A better parking lot, or better dorms or better food at the KC won’t make our college experience any different. Yet, we spend a great deal of time complaining about them. We talk about these pointless complaints because it allows us to focus on ourselves and block out the real problems around us.
I challenge you to reach out to your fellow Comets this school year, truly get to know them. Don’t avoid your roommate’s depression, don’t outcast someone for their quirkiness, don’t take your easy A and ignore the students struggling through the same class, don’t act like the victories of others can’t be shared by a community.

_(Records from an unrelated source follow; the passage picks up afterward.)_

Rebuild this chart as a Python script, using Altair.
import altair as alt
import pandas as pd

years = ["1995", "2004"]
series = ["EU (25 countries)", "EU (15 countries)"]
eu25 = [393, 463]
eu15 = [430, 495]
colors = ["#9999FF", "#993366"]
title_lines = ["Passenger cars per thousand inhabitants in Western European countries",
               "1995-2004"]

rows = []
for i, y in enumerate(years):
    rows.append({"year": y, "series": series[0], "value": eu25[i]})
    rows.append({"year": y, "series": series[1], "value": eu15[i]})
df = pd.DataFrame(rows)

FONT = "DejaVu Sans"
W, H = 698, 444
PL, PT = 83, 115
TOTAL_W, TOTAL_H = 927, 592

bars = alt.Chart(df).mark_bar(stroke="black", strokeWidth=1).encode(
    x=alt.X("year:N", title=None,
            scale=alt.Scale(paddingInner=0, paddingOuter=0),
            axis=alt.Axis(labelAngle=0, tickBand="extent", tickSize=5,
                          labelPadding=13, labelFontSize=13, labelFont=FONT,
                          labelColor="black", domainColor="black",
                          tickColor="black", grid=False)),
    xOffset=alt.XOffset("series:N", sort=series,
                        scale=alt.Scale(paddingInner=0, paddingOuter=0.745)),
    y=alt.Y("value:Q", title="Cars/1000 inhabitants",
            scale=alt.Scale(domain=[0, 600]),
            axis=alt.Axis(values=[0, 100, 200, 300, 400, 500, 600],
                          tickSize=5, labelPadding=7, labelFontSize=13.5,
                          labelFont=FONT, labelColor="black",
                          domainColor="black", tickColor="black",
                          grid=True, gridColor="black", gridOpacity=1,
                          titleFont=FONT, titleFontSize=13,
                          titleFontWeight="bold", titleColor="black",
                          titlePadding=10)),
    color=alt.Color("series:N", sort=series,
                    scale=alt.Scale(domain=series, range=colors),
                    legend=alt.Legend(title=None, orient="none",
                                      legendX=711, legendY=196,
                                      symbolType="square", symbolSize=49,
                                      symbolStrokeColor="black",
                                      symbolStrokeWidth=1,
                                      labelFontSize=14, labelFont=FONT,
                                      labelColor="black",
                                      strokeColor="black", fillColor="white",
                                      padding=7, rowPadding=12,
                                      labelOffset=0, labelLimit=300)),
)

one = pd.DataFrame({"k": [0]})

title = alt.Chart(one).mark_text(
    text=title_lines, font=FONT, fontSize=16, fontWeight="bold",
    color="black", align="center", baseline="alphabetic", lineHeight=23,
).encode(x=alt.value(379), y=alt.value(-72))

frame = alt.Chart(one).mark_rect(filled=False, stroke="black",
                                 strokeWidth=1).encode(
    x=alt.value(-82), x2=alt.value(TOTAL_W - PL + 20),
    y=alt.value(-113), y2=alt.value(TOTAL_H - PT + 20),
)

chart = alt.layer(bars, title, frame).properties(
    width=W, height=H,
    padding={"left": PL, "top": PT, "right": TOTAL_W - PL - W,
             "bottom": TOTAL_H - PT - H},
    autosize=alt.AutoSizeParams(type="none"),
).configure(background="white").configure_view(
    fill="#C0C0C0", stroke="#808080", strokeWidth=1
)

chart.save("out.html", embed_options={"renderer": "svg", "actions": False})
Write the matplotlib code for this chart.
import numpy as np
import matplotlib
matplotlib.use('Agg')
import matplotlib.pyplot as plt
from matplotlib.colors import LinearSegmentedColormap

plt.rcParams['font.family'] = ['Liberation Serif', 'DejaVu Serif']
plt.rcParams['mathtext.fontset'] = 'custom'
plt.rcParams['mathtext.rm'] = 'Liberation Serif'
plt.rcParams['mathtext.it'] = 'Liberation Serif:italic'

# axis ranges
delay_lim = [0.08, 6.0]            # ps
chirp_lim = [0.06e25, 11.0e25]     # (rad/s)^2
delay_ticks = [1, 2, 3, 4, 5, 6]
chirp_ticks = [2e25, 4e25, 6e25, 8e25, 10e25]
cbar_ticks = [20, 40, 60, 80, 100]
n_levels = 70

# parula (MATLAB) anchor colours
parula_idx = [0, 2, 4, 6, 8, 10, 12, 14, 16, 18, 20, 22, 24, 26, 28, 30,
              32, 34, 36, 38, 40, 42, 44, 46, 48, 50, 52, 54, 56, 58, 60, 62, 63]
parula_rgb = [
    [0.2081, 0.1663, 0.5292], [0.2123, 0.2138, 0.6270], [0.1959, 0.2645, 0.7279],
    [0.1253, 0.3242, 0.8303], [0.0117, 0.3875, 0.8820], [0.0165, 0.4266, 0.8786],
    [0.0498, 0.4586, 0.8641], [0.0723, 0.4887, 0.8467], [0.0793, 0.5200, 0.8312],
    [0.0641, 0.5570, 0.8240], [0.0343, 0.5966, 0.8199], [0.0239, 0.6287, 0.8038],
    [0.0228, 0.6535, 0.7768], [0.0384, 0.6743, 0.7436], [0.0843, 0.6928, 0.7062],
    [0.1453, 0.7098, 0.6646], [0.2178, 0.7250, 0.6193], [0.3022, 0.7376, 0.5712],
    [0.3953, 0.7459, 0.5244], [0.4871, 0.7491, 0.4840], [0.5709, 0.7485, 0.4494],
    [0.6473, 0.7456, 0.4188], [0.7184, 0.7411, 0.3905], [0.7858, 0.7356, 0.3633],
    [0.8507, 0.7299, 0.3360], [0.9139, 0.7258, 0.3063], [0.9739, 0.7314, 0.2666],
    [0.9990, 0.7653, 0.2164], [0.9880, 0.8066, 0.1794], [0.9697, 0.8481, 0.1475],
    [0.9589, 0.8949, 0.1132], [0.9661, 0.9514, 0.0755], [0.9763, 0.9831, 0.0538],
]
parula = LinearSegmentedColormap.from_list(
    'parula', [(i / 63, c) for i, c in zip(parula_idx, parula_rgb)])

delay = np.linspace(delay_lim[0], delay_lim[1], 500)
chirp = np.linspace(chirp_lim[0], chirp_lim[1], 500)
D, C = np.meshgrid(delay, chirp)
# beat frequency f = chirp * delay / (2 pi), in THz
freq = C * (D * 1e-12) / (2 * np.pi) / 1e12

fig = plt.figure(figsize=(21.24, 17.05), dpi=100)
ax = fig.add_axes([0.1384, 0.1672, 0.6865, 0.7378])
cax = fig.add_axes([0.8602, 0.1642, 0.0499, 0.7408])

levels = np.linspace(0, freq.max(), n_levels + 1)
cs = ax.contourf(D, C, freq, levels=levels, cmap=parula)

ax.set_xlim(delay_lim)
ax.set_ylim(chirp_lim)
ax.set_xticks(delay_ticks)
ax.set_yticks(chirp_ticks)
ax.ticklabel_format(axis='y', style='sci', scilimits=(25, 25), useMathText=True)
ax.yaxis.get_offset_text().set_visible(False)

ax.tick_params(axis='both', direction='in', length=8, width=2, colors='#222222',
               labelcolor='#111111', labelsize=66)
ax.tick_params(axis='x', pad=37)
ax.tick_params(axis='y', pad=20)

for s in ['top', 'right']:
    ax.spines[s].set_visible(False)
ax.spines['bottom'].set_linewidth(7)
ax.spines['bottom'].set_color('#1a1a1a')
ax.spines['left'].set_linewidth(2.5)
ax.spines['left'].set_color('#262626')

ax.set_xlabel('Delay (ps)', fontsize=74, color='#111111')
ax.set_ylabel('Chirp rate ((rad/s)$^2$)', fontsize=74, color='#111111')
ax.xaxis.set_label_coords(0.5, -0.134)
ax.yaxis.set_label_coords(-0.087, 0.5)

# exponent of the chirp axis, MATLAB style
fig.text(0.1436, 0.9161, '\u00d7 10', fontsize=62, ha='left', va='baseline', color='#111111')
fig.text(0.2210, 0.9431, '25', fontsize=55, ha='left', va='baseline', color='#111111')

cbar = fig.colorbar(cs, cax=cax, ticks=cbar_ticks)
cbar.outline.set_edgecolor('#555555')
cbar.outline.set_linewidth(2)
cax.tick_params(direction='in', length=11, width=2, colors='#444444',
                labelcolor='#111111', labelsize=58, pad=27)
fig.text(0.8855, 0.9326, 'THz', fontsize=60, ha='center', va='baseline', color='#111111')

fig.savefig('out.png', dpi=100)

Share your laughter with me, share your victories with me, share your pain with me and share your fear with me. Because in the end, our shared experiences crate our college experience. This year I challenge you to stop putting yourself on a pedestal, to stop acting like your problems and your desires are somehow more important than everyone else’s. In fact, I challenge you to lower yourself and become second to the people around you. Because it is only by becoming second, by removing our gaze from our feet and looking into the faces of one another that we can change our community.